[Start of DATA LISTING]
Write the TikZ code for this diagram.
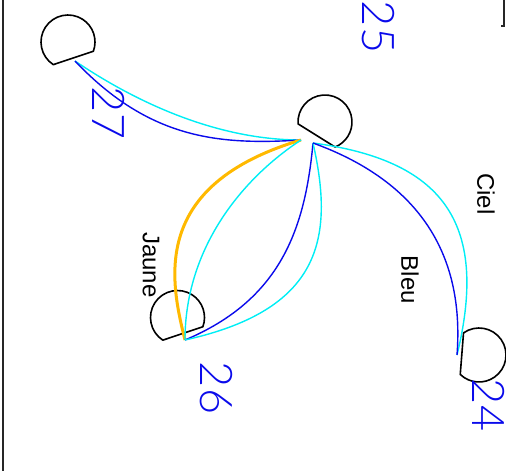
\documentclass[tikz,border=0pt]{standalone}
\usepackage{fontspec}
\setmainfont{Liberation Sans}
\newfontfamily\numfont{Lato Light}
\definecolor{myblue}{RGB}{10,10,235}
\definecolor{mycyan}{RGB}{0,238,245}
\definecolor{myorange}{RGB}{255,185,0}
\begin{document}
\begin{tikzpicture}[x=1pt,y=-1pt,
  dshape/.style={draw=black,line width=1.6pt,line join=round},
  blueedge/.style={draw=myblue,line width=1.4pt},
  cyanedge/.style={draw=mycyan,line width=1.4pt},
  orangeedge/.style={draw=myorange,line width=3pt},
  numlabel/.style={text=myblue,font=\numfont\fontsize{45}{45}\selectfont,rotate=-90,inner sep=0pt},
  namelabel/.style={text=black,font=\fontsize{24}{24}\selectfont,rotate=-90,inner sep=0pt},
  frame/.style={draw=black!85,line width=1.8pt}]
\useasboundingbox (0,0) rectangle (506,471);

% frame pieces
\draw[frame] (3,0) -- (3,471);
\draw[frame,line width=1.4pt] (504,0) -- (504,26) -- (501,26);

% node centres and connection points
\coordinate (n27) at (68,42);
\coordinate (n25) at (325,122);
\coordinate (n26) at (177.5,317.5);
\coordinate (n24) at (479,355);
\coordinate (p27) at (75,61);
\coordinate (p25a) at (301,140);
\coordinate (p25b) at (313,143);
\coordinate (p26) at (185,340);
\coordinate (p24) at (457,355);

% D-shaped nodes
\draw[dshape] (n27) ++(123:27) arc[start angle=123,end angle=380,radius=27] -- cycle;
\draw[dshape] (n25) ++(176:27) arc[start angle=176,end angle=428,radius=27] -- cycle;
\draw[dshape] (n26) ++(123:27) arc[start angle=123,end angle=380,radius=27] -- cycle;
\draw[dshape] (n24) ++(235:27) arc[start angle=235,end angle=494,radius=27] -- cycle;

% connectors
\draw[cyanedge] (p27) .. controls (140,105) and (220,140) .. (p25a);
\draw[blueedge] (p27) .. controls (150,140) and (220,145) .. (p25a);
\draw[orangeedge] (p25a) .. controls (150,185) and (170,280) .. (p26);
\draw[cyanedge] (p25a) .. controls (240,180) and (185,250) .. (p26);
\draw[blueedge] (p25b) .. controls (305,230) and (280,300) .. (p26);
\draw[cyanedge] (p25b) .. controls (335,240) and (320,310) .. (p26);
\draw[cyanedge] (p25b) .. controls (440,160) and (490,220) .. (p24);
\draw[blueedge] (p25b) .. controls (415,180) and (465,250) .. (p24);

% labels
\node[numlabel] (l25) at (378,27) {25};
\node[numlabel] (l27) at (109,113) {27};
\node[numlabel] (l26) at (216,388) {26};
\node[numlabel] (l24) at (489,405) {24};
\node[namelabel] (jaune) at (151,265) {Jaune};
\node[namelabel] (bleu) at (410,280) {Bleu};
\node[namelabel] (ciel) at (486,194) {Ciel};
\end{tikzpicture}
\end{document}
[End of DATA LISTING]
[Start of DATA LISTING]
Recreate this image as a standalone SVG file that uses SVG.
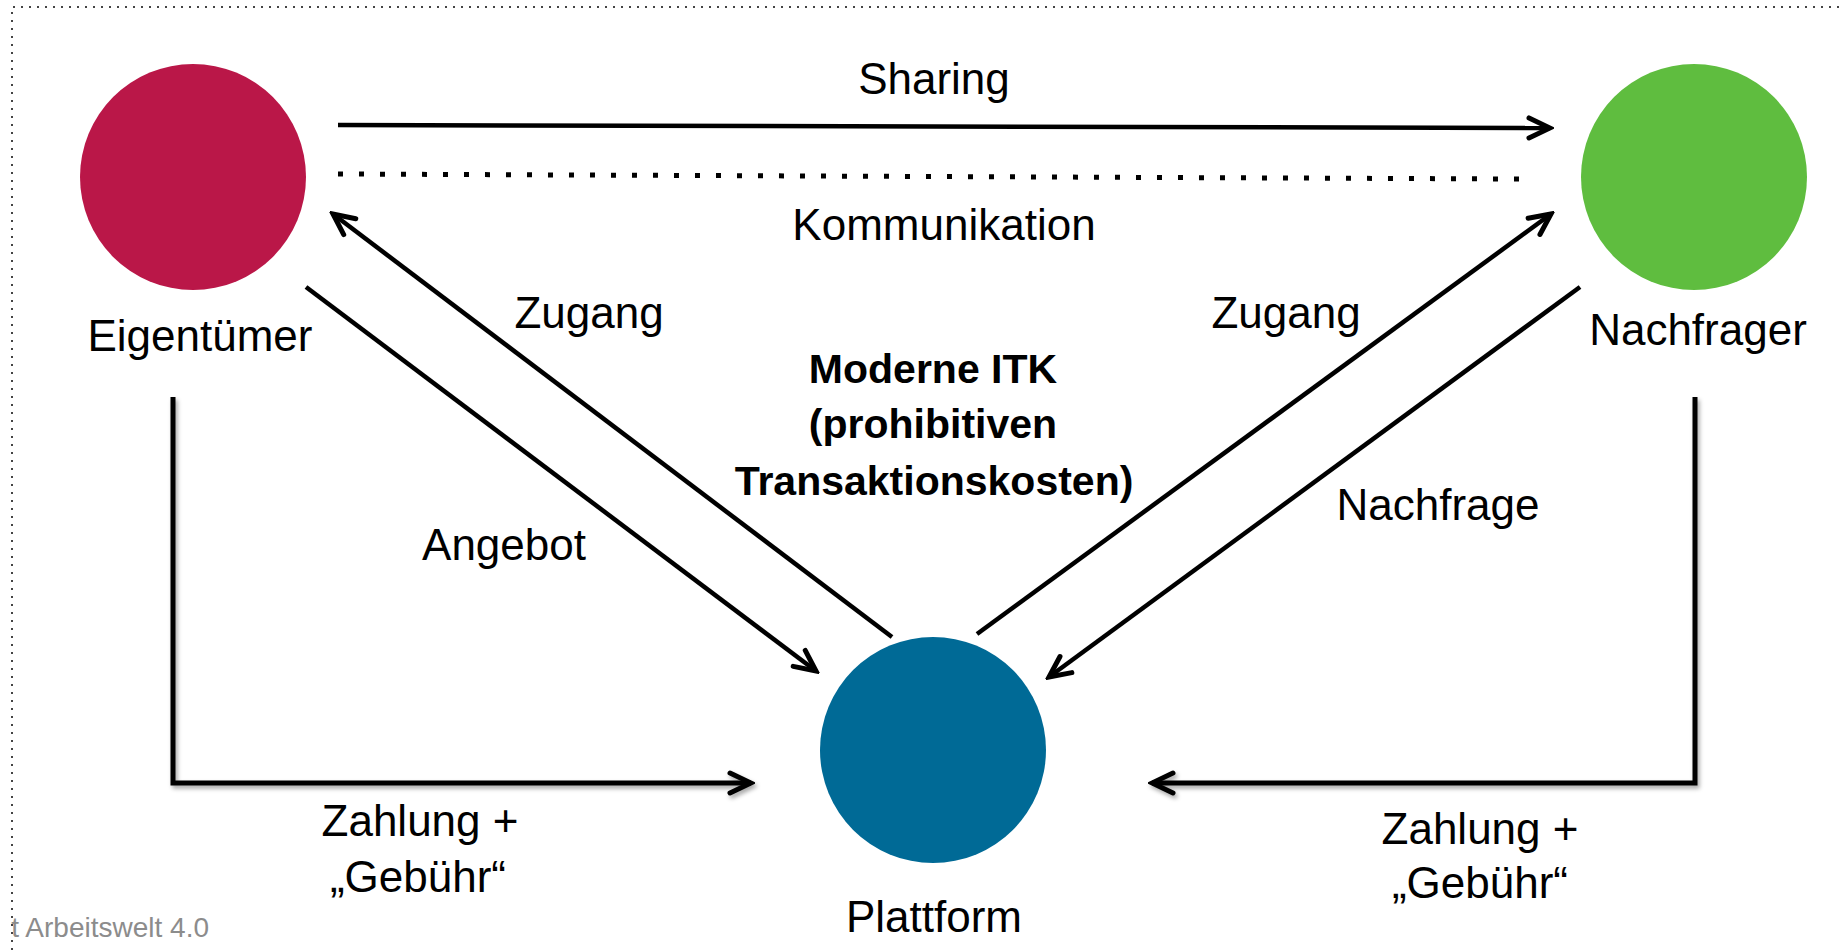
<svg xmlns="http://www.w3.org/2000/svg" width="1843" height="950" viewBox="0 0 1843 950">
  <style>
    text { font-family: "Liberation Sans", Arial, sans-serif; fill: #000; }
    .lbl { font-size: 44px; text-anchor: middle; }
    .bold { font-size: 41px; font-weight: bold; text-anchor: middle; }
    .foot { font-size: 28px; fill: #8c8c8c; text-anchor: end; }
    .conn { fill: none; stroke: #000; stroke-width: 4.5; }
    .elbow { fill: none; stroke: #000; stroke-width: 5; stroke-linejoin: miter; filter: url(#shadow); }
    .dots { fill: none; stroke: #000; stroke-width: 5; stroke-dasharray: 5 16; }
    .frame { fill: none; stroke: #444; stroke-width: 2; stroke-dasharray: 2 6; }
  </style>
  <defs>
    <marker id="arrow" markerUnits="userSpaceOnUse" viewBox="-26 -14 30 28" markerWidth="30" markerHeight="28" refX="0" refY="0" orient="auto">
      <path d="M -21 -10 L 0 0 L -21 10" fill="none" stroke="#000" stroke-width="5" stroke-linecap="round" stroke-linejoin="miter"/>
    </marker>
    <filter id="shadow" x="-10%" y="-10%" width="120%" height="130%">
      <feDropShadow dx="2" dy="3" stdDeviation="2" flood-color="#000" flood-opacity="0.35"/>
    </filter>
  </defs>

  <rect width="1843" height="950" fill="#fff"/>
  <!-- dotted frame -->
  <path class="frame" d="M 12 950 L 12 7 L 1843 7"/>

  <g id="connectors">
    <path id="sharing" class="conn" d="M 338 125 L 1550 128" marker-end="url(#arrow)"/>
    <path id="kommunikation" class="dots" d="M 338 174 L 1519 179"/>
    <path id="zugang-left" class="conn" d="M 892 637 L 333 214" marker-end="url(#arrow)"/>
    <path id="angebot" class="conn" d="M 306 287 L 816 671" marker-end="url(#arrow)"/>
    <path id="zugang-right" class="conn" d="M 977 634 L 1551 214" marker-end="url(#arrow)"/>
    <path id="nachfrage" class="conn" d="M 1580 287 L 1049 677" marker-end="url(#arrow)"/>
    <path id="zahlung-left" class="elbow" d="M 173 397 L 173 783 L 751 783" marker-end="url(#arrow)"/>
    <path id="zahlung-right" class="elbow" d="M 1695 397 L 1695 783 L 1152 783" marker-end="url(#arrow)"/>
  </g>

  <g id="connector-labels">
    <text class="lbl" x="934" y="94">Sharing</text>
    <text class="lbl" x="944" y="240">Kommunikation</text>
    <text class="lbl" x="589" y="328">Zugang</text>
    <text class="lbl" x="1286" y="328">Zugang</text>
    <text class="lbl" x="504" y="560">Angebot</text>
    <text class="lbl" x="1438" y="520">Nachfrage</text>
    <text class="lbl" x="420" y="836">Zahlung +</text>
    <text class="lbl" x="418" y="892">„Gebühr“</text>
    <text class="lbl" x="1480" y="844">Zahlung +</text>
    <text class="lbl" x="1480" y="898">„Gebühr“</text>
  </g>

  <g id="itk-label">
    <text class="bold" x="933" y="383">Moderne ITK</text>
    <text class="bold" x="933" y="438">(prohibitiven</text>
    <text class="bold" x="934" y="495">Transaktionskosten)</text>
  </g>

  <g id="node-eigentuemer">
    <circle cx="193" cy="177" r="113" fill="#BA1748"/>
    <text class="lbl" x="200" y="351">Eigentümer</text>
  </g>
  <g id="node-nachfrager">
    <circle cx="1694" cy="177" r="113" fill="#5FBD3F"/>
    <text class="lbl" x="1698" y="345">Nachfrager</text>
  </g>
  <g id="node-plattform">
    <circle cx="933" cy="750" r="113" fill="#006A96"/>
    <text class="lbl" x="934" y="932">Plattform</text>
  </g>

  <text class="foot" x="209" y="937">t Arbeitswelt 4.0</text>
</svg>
[End of DATA LISTING]
**AIM OF THE TASK**
Set down the lines running from the one with "Write the TikZ code for this diagram." through the one with "(465,250) .. (p24);", both ends kept, exactly and with no pictures.

**SOLUTION BELOW**
Write the TikZ code for this diagram.
\documentclass[tikz,border=0pt]{standalone}
\usepackage{fontspec}
\setmainfont{Liberation Sans}
\newfontfamily\numfont{Lato Light}
\definecolor{myblue}{RGB}{10,10,235}
\definecolor{mycyan}{RGB}{0,238,245}
\definecolor{myorange}{RGB}{255,185,0}
\begin{document}
\begin{tikzpicture}[x=1pt,y=-1pt,
  dshape/.style={draw=black,line width=1.6pt,line join=round},
  blueedge/.style={draw=myblue,line width=1.4pt},
  cyanedge/.style={draw=mycyan,line width=1.4pt},
  orangeedge/.style={draw=myorange,line width=3pt},
  numlabel/.style={text=myblue,font=\numfont\fontsize{45}{45}\selectfont,rotate=-90,inner sep=0pt},
  namelabel/.style={text=black,font=\fontsize{24}{24}\selectfont,rotate=-90,inner sep=0pt},
  frame/.style={draw=black!85,line width=1.8pt}]
\useasboundingbox (0,0) rectangle (506,471);

% frame pieces
\draw[frame] (3,0) -- (3,471);
\draw[frame,line width=1.4pt] (504,0) -- (504,26) -- (501,26);

% node centres and connection points
\coordinate (n27) at (68,42);
\coordinate (n25) at (325,122);
\coordinate (n26) at (177.5,317.5);
\coordinate (n24) at (479,355);
\coordinate (p27) at (75,61);
\coordinate (p25a) at (301,140);
\coordinate (p25b) at (313,143);
\coordinate (p26) at (185,340);
\coordinate (p24) at (457,355);

% D-shaped nodes
\draw[dshape] (n27) ++(123:27) arc[start angle=123,end angle=380,radius=27] -- cycle;
\draw[dshape] (n25) ++(176:27) arc[start angle=176,end angle=428,radius=27] -- cycle;
\draw[dshape] (n26) ++(123:27) arc[start angle=123,end angle=380,radius=27] -- cycle;
\draw[dshape] (n24) ++(235:27) arc[start angle=235,end angle=494,radius=27] -- cycle;

% connectors
\draw[cyanedge] (p27) .. controls (140,105) and (220,140) .. (p25a);
\draw[blueedge] (p27) .. controls (150,140) and (220,145) .. (p25a);
\draw[orangeedge] (p25a) .. controls (150,185) and (170,280) .. (p26);
\draw[cyanedge] (p25a) .. controls (240,180) and (185,250) .. (p26);
\draw[blueedge] (p25b) .. controls (305,230) and (280,300) .. (p26);
\draw[cyanedge] (p25b) .. controls (335,240) and (320,310) .. (p26);
\draw[cyanedge] (p25b) .. controls (440,160) and (490,220) .. (p24);
\draw[blueedge] (p25b) .. controls (415,180) and (465,250) .. (p24);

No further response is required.